━━ Data section
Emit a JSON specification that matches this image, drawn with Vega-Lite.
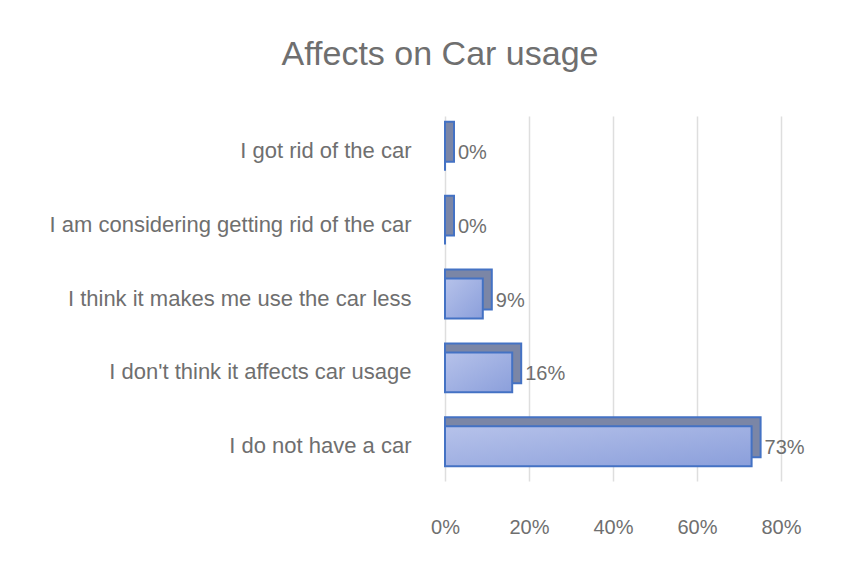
━━━━
━━ Data section
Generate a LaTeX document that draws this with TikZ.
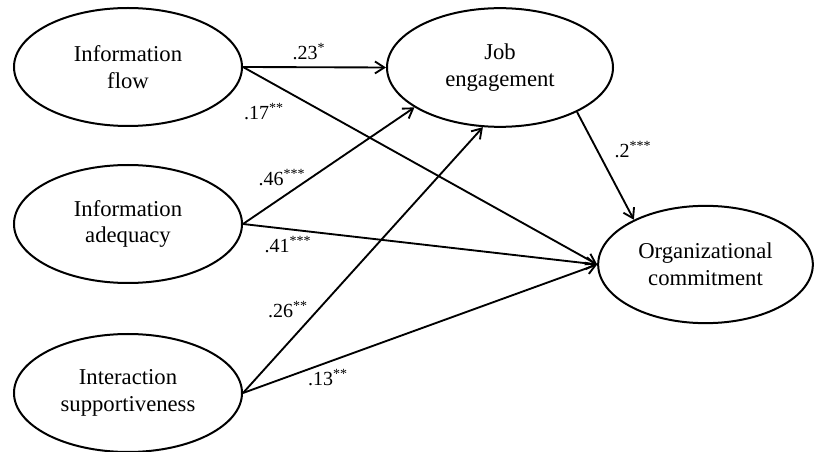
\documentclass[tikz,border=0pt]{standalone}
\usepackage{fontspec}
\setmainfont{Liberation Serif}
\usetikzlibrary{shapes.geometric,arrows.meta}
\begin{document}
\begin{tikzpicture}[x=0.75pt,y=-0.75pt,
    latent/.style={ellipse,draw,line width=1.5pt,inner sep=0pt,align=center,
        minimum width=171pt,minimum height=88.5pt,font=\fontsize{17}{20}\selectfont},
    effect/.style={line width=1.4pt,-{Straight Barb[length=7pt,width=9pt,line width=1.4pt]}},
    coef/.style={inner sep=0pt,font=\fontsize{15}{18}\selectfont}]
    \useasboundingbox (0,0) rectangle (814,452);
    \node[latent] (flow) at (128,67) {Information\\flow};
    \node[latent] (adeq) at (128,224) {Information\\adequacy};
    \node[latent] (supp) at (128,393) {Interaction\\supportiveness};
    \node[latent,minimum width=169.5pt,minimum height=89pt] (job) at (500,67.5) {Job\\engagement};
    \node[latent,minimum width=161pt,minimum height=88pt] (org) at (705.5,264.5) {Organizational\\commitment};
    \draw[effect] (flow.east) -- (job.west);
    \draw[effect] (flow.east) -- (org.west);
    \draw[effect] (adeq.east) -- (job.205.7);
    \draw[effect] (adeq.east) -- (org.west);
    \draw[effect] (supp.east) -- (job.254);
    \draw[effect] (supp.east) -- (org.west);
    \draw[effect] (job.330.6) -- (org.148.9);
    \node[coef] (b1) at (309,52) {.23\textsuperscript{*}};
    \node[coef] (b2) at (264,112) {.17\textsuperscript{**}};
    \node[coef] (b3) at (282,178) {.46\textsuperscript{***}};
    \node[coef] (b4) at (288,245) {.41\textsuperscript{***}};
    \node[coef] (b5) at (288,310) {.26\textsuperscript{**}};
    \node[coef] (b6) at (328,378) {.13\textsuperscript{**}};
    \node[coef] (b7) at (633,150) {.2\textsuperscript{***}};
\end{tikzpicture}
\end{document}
━━━━
→ **The problem**:
Collect each line of the entries that has the word "with", copying it in full.

→ **Result**:
Emit a JSON specification that matches this image, drawn with Vega-Lite.
Generate a LaTeX document that draws this with TikZ.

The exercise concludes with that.